O segundo fundamento é que Deus tem um histórico de atuações libertadoras. Se o futuro de Israel parecia incerto, o passado da nação era um testemunho marcante do poder de Deus para protegê-los. Por isso, o salmista confia em Deus sabendo que sua capacidade não mudou desde os dias passados e, assim, roga pela repetição de duas grandes vitórias nos dias dos juízes. A primeira foi a memorável vitória de Gideão sobre o povo de Midiã (v.9 cf. Jz 7–8), o qual, liderado pelos príncipes Orebe e Zeebe e pelos reis Zeba e Zalmuna (v.11 cf. Jz 7.24,25; 8.5), teve baixas na ordem de 120 mil soldados (Jz 8.10). Tudo isso fez Deus utilizando apenas trezentos israelitas sob o comando de Gideão, na proporção de um israelita para quatrocentos inimigos.
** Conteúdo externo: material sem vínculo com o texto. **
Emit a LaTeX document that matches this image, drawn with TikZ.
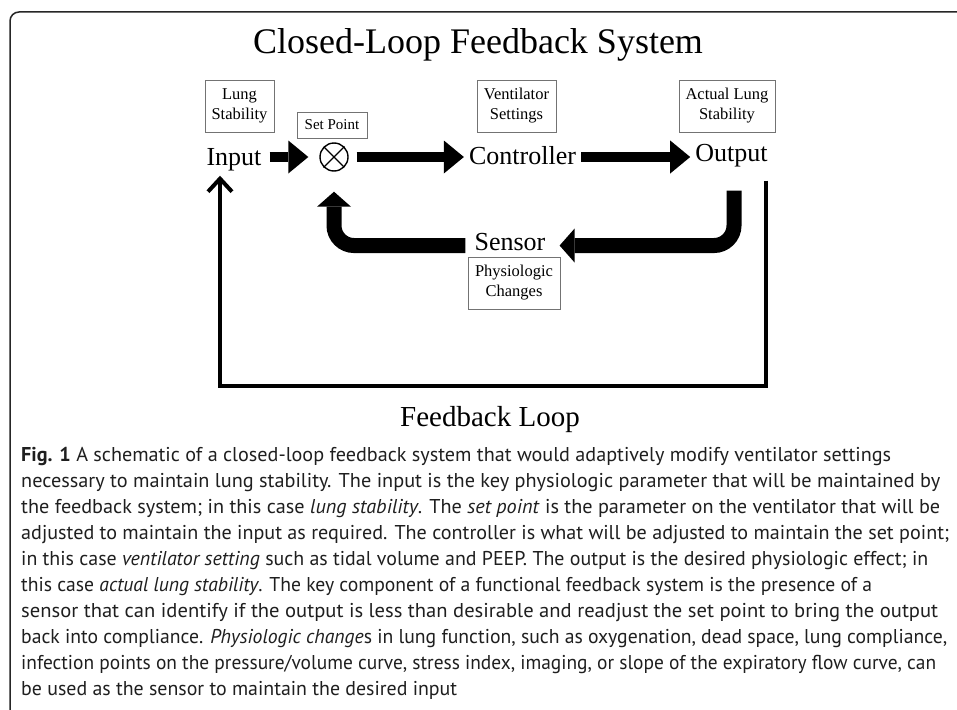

A segunda grande vitória se deu por meio do comando de Débora e Baraque contra Jabim, rei de Canaã baseado em Hazor (Jz 4.23 cf. v.17), e contra seu general Sísera (Jz 4–5). Apesar de o livro de Juízes citar a derrota de Jabim e a morte de Sísera nas mãos de Jael, o local da derrota do exército cananita só é informado no próprio Salmo 83 – a cidade de Endor (v.10). Não obstante as duas nações (v.12) terem dito “tomemos posse dos apriscos de Deus” (nîrashâ lanû ’et ne’ôt ’elohîm), ambas foram derrotadas pelo Senhor (v.10) e “tornaram-se esterco para a terra” (hayû domen la’adamâ). Provavelmente, o salmista manteve viva sua esperança ao pensar algo como “se o Senhor venceu tais nações no passado com tamanho poder, por que, agora, seria ele impotente ou inoperante?”.
Finalmente, o terceiro fundamento da esperança é que Deus é soberano sobre todas as nações. No último trecho do salmo, o escritor pensa em Deus (v.18) como o “Altíssimo sobre toda a Terra” (‘elyôn ‘al-kol-ha’arets). O termo “Altíssimo” (‘elyôn) surge no Antigo Testamento para transmitir a noção de que Deus é Todo-poderoso e governa as nações e as forças do universo (Nm 24.16; Dt 32.8; Sl 18.14). Aqui não é diferente. O salmista clama por uma intervenção que só faz sentido à luz do conhecimento da soberania divina (v.13): “Ó meu Deus, trata-os como o pó das sementes, como palha diante do vento” (’elohay shîtemô caggalgal keqash lifnê-rûah). O que ele pede é bem claro: que todo o poderio militar dos inimigos fosse tratado como “nada” diante de Deus, assim como resíduo de sementes mortas e palha seca são levados pelo vento sem oferecer qualquer resistência. Não se trata de o salmista achar que o poder dos inimigos fosse pequeno e que seus exércitos fossem incompetentes, mas que o poder de Deus, comparado ao dos inimigos, é infinitamente maior.
Com poder soberano que ninguém pode conter, o salmista vislumbra a justiça de Deus recaindo sobre os povos ímpios de maneira tão avassaladora que ele lança mão de duas metáforas para representar o que aconteceria – um incêndio e uma tempestade (vv.14,15): “Como o fogo queima a floresta e as chamas consomem os montes, persiga-os com a tua tempestade e aterroriza-os com o teu vendaval” (ke’esh tiv‘ar-ya‘ar ûkelehavâ telahet harîm ken tirdefem besa‘areka ûbesûfateka tevahalem). O resultado da intervenção soberana de Deus teria duplo impacto: a destruição irreversível (v.17) e o reconhecimento amplo de que Deus é Todo-poderoso diante de tudo que criou (v.18 cf. v.16).
Confesso que, para mim, essa é uma visão muito confortante por dois motivos. O primeiro é que, diante dos problemas que crescem e se somam, percebo que em nenhuma circunstância Deus fica limitado, mas, ao contrário, domina permanentemente sobre tudo. Com isso, posso ver a mão do Senhor não apenas me protegendo dos males, mas enviando-os, também, na medida correta para produzir em mim o que preciso para crescer e me fortalecer à semelhança do meu Senhor Jesus (Rm 8.28; 2Co 12.7-10). O segundo é que, entendendo estar em uma batalha de dois lados – o bem e o mal –, percebo que fui integrado ao lado vencedor. Tal vitória não fica patente apenas no caráter aprovado do meu Senhor e general, mas pelo desfecho futuro no qual inevitavelmente ele vencerá as hostes do mal e dará vida eterna aos seus. Esses “vitoriosos” pelo poder de Deus são aqueles que, pela fé em Cristo, receberam gratuitamente as dádivas do seu amor na forma do perdão e da regeneração. Se antes, ao olhar para a somatória dos problemas, eu achava que o sucesso era improvável, meditando na revelação divina contemplo o oposto: a inevitabilidade da vitória final por causa do poder do meu Deus e do amor imerecido que ele tem por mim.